At the same time, the inflationary effects of higher energy and input costs are complicating macroeconomic management. Even in oil‑exporting economies, the pass‑through from refined fuel imports is significant, feeding into transport and food prices. In Brazil, where monetary easing had been expected, the rise in inflation linked to higher oil prices is already narrowing the scope for interest rate cuts and pushing the central bank toward a more cautious stance. This dynamic is visible across the region, where sustained energy price pressure risks adding over one percentage point to inflation, with particularly strong effects in more import‑dependent economies.

Country outcomes diverge accordingly. Brazil and Colombia are set to benefit from improved external positions but face tighter monetary trade‑offs. Argentina will see stronger incentives to expand shale and LNG capacity, although financing constraints persist. Mexico is balancing emerging opportunities in LNG re‑exports with the fiscal cost of shielding consumers from higher fuel prices. Chile remains the most exposed, with rising energy import costs feeding directly into inflation and external vulnerabilities. These pressures are feeding into domestic political risk, as governments weigh subsidy regimes against fiscal discipline, while higher living costs increase the likelihood of social tensions and policy volatility.
Insight
The Gulf War’s disruption to energy and commodity markets is now translating into a broader escalation of country risk perils across the Middle East and North Africa (MENA), Asia, Sub‑Saharan Africa (SSA), and even Latin America, increasingly exposed through second‑order transmission channels.
Rising fuel and input costs are intensifying Political Instability and Strikes, Riots and Civil Commotion (SRCC) risks, particularly in import‑dependent economies where inflation is feeding into transport, electricity, and food prices. Governments are responding through subsidies, price controls, and ad hoc interventions, heightening risks of Taxation Alteration, State Contract Alteration, and in more extreme scenarios, potentially Confiscation, Expropriation, Nationalisation, and Deprivation (CEND)‑related actions in strategic sectors such as energy and mining. Tighter fiscal space and external balances are also increasing Currency Inconvertibility and Non‑Transfer (CINT) risks, especially in frontier and lower‑reserve economies in Asia and Africa, where higher import bills are accelerating foreign exchange depletion. This is compounding Non‑Payment risk, as sovereigns and state‑owned entities face rising debt servicing pressures alongside declining revenue predictability.
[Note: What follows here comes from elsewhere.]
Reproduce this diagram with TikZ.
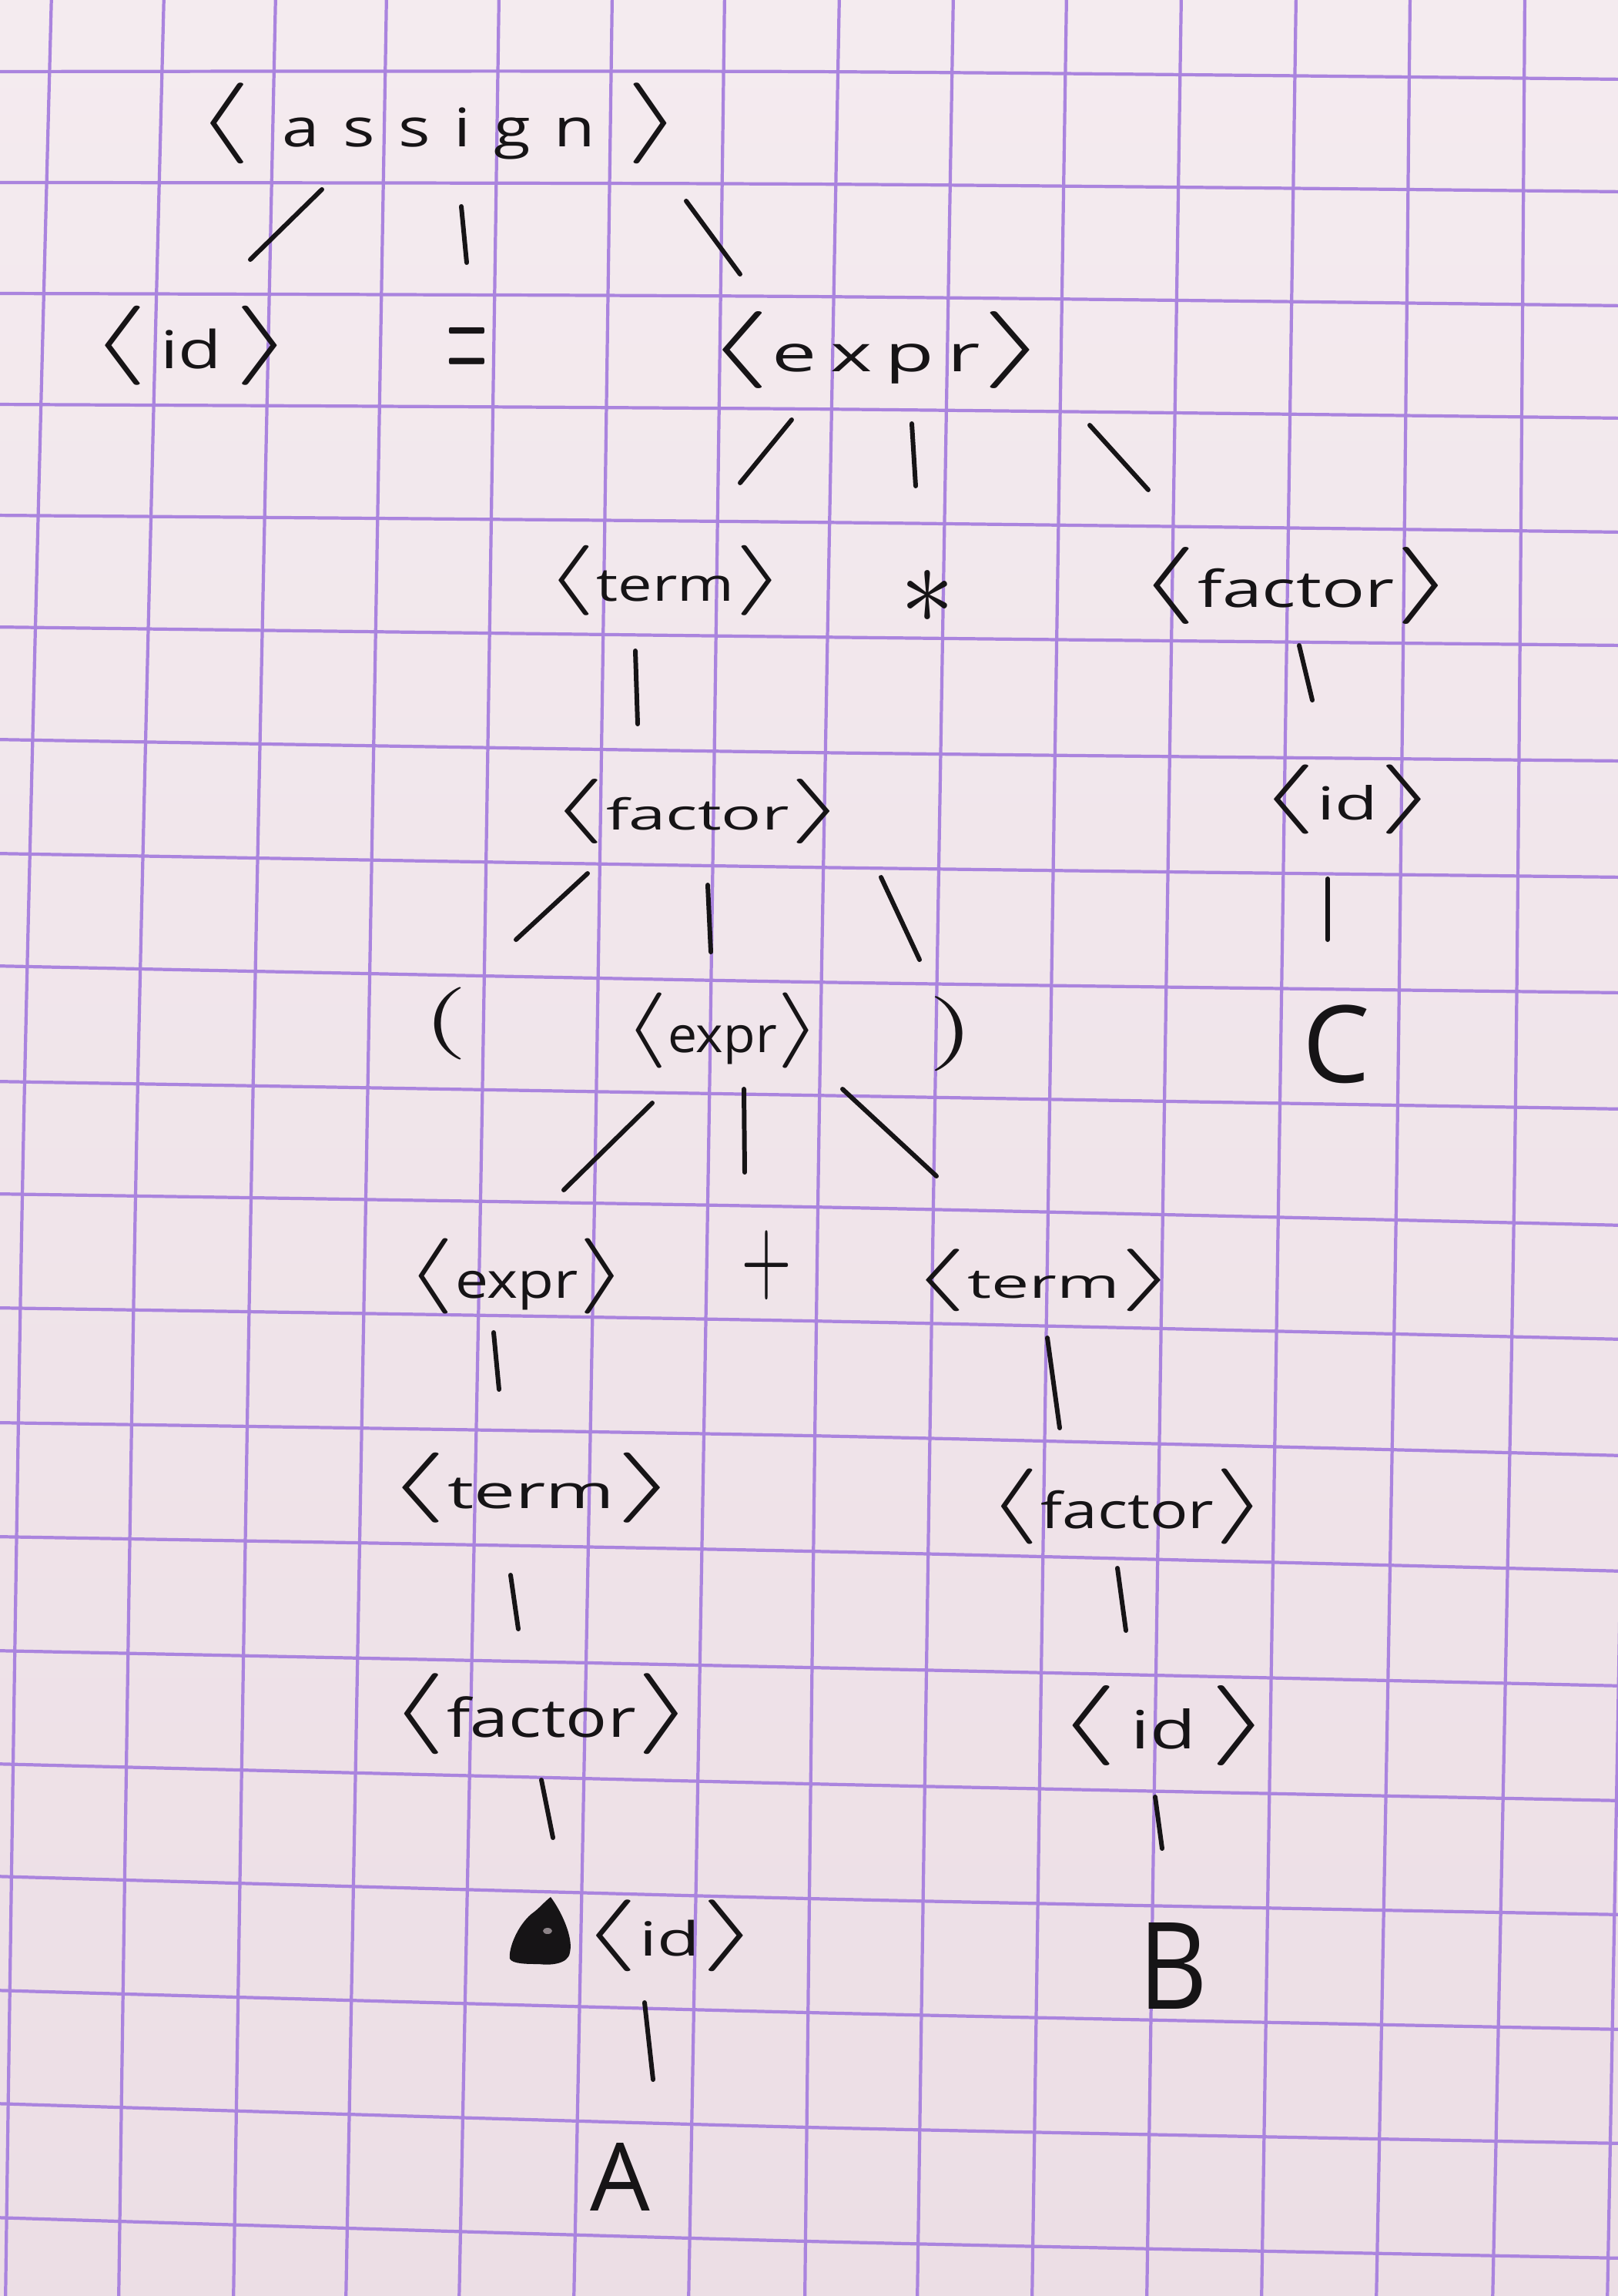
\documentclass[tikz,border=0pt]{standalone}
\usepackage{fontspec}
\usepackage{graphicx}
\setmainfont{Open Sans}
\newlength\pxu \setlength\pxu{0.01cm}
\newcommand{\lbr}{\raisebox{-0.32em}{\scalebox{1.45}[1]{\resizebox{!}{1.52em}{\raisebox{\depth}{$\langle$}}}}}
\newcommand{\rbr}{\raisebox{-0.32em}{\scalebox{1.45}[1]{\resizebox{!}{1.52em}{\raisebox{\depth}{$\rangle$}}}}}
\newcommand{\ntl}[3]{\resizebox*{#1\pxu}{#2\pxu}{\lbr#3\rbr}}
\newcommand{\chh}[2]{\resizebox*{!}{#1\pxu}{#2}}
\newcommand{\chwh}[3]{\resizebox*{#1\pxu}{#2\pxu}{#3}}
\newcommand{\lsp}{\hspace{0.35em}}
\definecolor{paperTop}{RGB}{244,235,239}
\definecolor{paperBot}{RGB}{236,222,229}
\definecolor{gridc}{RGB}{170,132,222}
\definecolor{ink}{RGB}{22,20,22}
\begin{document}
\begin{tikzpicture}[x=0.01cm,y=-0.01cm,
  lab/.style={inner sep=0pt,outer sep=0pt,text=ink},
  gl/.style={draw=gridc,line width=1.2pt},
  stroke/.style={draw=ink,line width=1.7pt,line cap=round}]
\useasboundingbox (0,0) rectangle (2101,2981);
\clip (0,0) rectangle (2101,2981);
\shade[top color=paperTop,bottom color=paperBot] (0,0) rectangle (2101,2981);
% grid: vertical lines
\foreach \a/\b/\c in {67/30/7,213/177/154,358/327/303,502/476/449,648/625/596,
  795/773/745,941/920/894,1090/1063/1045,1238/1213/1191,1385/1362/1340,
  1534/1511/1489,1683/1661/1638,1831/1814/1787,1980/1967/1938,2129/2113/2087}
  \draw[gl] plot[smooth] coordinates {(\a,-10) (\b,1500) (\c,2995)};
% grid: horizontal lines
\foreach \a/\b/\c in {93/93/103,237/239/249,381/385/397,525/531/543,669/678/691,
  814/827/838,960/977/988,1108/1126/1139,1254/1275/1289,1404/1422/1440,
  1550/1567/1591,1698/1715/1739,1847/1864/1890,1995/2014/2040,2143/2165/2189,
  2290/2316/2338,2436/2465/2486,2584/2613/2635,2731/2762/2783,2879/2910/2932}
  \draw[gl] plot[smooth] coordinates {(-10,\a) (1050,\b) (2111,\c)};

% nodes
\node[lab] (assign)  at (570,160)  {\ntl{634}{105}{\hspace{0.45em}a\lsp s\lsp s\lsp i\lsp g\lsp n\hspace{0.45em}}};
\node[lab] (id1)     at (248,449)  {\ntl{268}{103}{\,id\,}};
\node[lab] (eq)      at (606,463)  {\chwh{54}{75}{$=$}};
\node[lab] (expr1)   at (1138,454) {\ntl{448}{100}{e\,x\,p\,r}};
\node[lab] (term1)   at (864,754)  {\ntl{315}{91}{term}};
\node[lab] (star)    at (1204,775) {\chwh{70}{69}{$\ast$}};
\node[lab] (factor1) at (1683,760) {\ntl{415}{100}{factor}};
\node[lab] (factor2) at (906,1053) {\ntl{386}{84}{factor}};
\node[lab] (id2)     at (1750,1038){\ntl{235}{90}{id}};
\node[lab] (lp)      at (578,1329) {\chwh{58}{94}{$($}};
\node[lab] (expr2)   at (938,1338) {\ntl{258}{98}{expr}};
\node[lab] (rp)      at (1235,1342){\chwh{60}{97}{$)$}};
\node[lab] (C)       at (1735,1356){\chh{102}{C}};
\node[lab] (expr3)   at (671,1657) {\ntl{291}{98}{expr}};
\node[lab] (plus)    at (995,1643) {\chwh{66}{90}{$+$}};
\node[lab] (term2)   at (1355,1662){\ntl{348}{81}{term}};
\node[lab] (term3)   at (690,1932) {\ntl{381}{91}{term}};
\node[lab] (factor3) at (1464,1956){\ntl{366}{98}{factor}};
\node[lab] (factor4) at (703,2225) {\ntl{399}{105}{factor}};
\node[lab] (id3)     at (1511,2240){\ntl{284}{104}{\,id\,}};
\node[lab] (id4)     at (870,2513) {\ntl{234}{93}{id}};
\node[lab] (A)       at (805,2826) {\chh{88}{A}};
\node[lab] (B)       at (1523,2552){\chwh{90}{112}{B}};

% scribbled-out blot left of <id>
\fill[ink] (715,2463) .. controls (728,2480) and (745,2515) .. (740,2535)
  .. controls (738,2550) and (715,2552) .. (700,2550)
  .. controls (685,2550) and (665,2550) .. (662,2543)
  .. controls (660,2530) and (672,2500) .. (690,2485)
  .. controls (700,2478) and (708,2468) .. (715,2463) -- cycle;
\fill[paperBot!55!ink] (711,2507) ellipse (6 and 4);

% connector end points
\coordinate (a1) at (418,246);  \coordinate (b1) at (325,337);
\coordinate (a2) at (599,268);  \coordinate (b2) at (606,341);
\coordinate (a3) at (891,261);  \coordinate (b3) at (961,356);
\coordinate (a4) at (1028,545); \coordinate (b4) at (961,627);
\coordinate (a5) at (1184,550); \coordinate (b5) at (1189,631);
\coordinate (a6) at (1415,552); \coordinate (b6) at (1491,636);
\coordinate (a7) at (825,845);  \coordinate (b7) at (828,940);
\coordinate (a8) at (1687,838); \coordinate (b8) at (1704,909);
\coordinate (a9) at (763,1134); \coordinate (b9) at (670,1220);
\coordinate (a10) at (919,1149); \coordinate (b10) at (923,1236);
\coordinate (a11) at (1144,1139); \coordinate (b11) at (1194,1246);
\coordinate (a12) at (1724,1141); \coordinate (b12) at (1724,1220);
\coordinate (a13) at (847,1432); \coordinate (b13) at (732,1545);
\coordinate (a14) at (966,1414); \coordinate (b14) at (967,1522);
\coordinate (a15) at (1094,1414); \coordinate (b15) at (1216,1527);
\coordinate (a16) at (641,1730); \coordinate (b16) at (648,1804);
\coordinate (a17) at (1360,1737); \coordinate (b17) at (1376,1854);
\coordinate (a18) at (663,2045); \coordinate (b18) at (673,2115);
\coordinate (a19) at (1451,2036); \coordinate (b19) at (1462,2117);
\coordinate (a20) at (703,2311); \coordinate (b20) at (718,2386);
\coordinate (a21) at (1500,2333); \coordinate (b21) at (1509,2400);
\coordinate (a22) at (837,2600); \coordinate (b22) at (848,2700);
\foreach \i in {1,...,22} \draw[stroke] (a\i) -- (b\i);
\end{tikzpicture}
\end{document}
At the same time, disruptions to fertiliser and metals supply chains, exacerbated by potential export controls, are raising production costs and weakening industrial output. This is prompting greater policy intervention, increasing regulatory and compliance burdens as firms navigate constrained supply chain environments. Across regions, the cumulative effect is a shift from cyclical volatility to structural risk deterioration. While commodity exporters in Latin America and parts of SSA benefit from price upside, the broader environment is characterised by rising interventionism, reduced policy predictability, and heightened socio‑political fragility, dynamics that will increasingly define the country risk landscape if disruption persists.